4.4 million people were waiting for elective care before the Covid-19 crisis. This number is bound to grow significantly as a result of recent cancellations. Health and care leaders need to think through the information and support needs of the rapidly growing number of people waiting for NHS assessment, diagnosis or treatment. 

National Voices is investigating the experiences of people who are waiting. We started this work before Covid-19, but it now has new urgency. Through a literature review and an analysis of Care Opinion data, we have identified some common themes, including pain, psychological distress, fears around deterioration in health, threats to employment and loss of income, and increasing lack of trust in care providers. At its worst, this experience is described as a life ‘on hold,’ characterised by uncertainty and precarity in relation to family, work and social lives. This sense of a lack of control arising from the uncertainties of waiting will likely be compounded by the psychological effect of lockdown.

It is essential now to properly value and acknowledge the experience of waiting. Supporting people who are waiting needs to be thought of as a necessary part of health care.

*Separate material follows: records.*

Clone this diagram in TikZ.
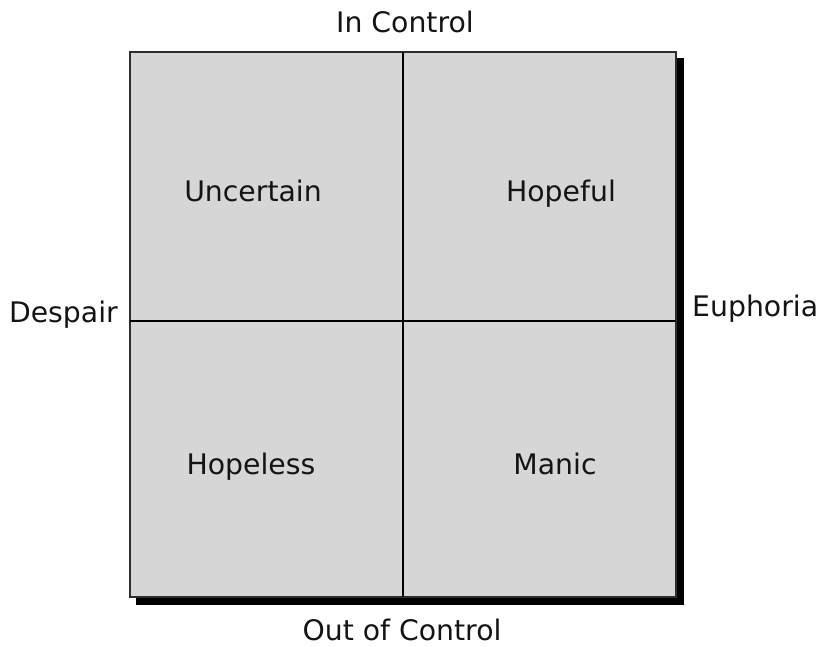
\documentclass[tikz,border=0pt]{standalone}
\usepackage{fontspec}
\setmainfont{DejaVu Sans}
\usetikzlibrary{positioning}
\definecolor{gridfill}{RGB}{214,214,214}
\definecolor{gridedge}{RGB}{45,45,45}
\definecolor{shadowcol}{RGB}{0,0,0}
\definecolor{labeltext}{RGB}{20,20,20}
\tikzset{
  axislabel/.style={font=\fontsize{28.3}{31}\selectfont, text=labeltext,
    inner sep=0pt, anchor=base},
  quadlabel/.style={font=\fontsize{28.3}{31}\selectfont, text=labeltext,
    inner sep=0pt, anchor=base},
  gridbox/.style={fill=gridfill, draw=gridedge, line width=1.5pt},
  shadowbox/.style={fill=shadowcol},
  divider/.style={draw=black, line width=1.3pt}
}

\begin{document}
\begin{tikzpicture}[x=1pt, y=-1pt]
  \useasboundingbox (0,0) rectangle (820,647);
  % box corners and divider ends
  \coordinate (nw) at (130,52);
  \coordinate (se) at (676,597);
  \coordinate (top) at (403,52);
  \coordinate (bot) at (403,597);
  \coordinate (lft) at (130,321);
  \coordinate (rgt) at (676,321);

  \fill[shadowbox] (136,58) rectangle (684,605);
  \draw[gridbox] (nw) rectangle (se);
  \draw[divider] (top) -- (bot);
  \draw[divider] (lft) -- (rgt);

  \node[axislabel] (inctl) at (405,33) {In Control};
  \node[axislabel] (outctl) at (402,640) {Out of Control};
  \node[axislabel, anchor=base east] (despair) at (118,323) {Despair};
  \node[axislabel, anchor=base west] (euphoria) at (692,317) {Euphoria};

  \node[quadlabel] (uncertain) at (253,202) {Uncertain};
  \node[quadlabel] (hopeful) at (561,202) {Hopeful};
  \node[quadlabel] (hopeless) at (251,474) {Hopeless};
  \node[quadlabel] (manic) at (555,474) {Manic};
\end{tikzpicture}
\end{document}
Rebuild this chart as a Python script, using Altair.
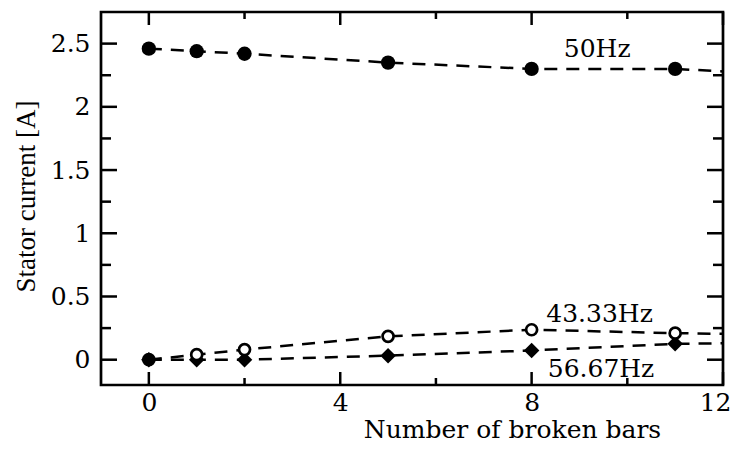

As one interviewee has said: ‘It's the not knowing that kills you’.

 

  1. The VCSE support offer

“Grateful that we have each other and that there are lifelines of support in our community still helping us day by day. It's not easy. It's a challenge but as long as we remember that there are incredible charities and support networks out there, reach out and you will find that we are never truly alone.”

Carol, living with lung conditions

Our member charities – and many others – have stepped up to meet people’s significantly increased information and advice needs, as well as emotional and peer support. Hardly any of this is funded by the NHS or local authorities, and charities cannot do their usual community fundraising. This makes the work health and care charities do unsustainable, which will cause a major problem for the NHS, but more importantly for the people we support. Where are people going to go with their information and advice needs if charities need to reduce their service offer? GPs and clinical teams are a more expensive, and less holistic way, of supporting people who do not just struggle with clinical needs but are often also lonely and worried about their incomes or carers responsibilities. Charities are experts at seeing the person, not the illness.

We need charities to be able to continue doing this work in partnership with the health and care system.

  1. Conclusion

The health and care system’s (necessary) response to the Covid-19 crisis has caused many problems for people living with ongoing health and care needs. As the acute phase passes, the next period needs to place those people at the centre: listen to their experience and ensure that those with the biggest needs (who are often also those at the receiving end of inequality and disadvantage) are prioritised.

Supporting people through the new normal will require us to intelligently blend non-medical support (advice, information, and carers, emotional and peer support) with clear access routes to high quality clinical care – for ongoing as well as urgent health needs. These models must be built with the users’ experience front and centre.

 

“Life has changed but is still being lived!!! I haven’t been worsted or cowed by this invisible foe. I am working full time and living but just in a different way.”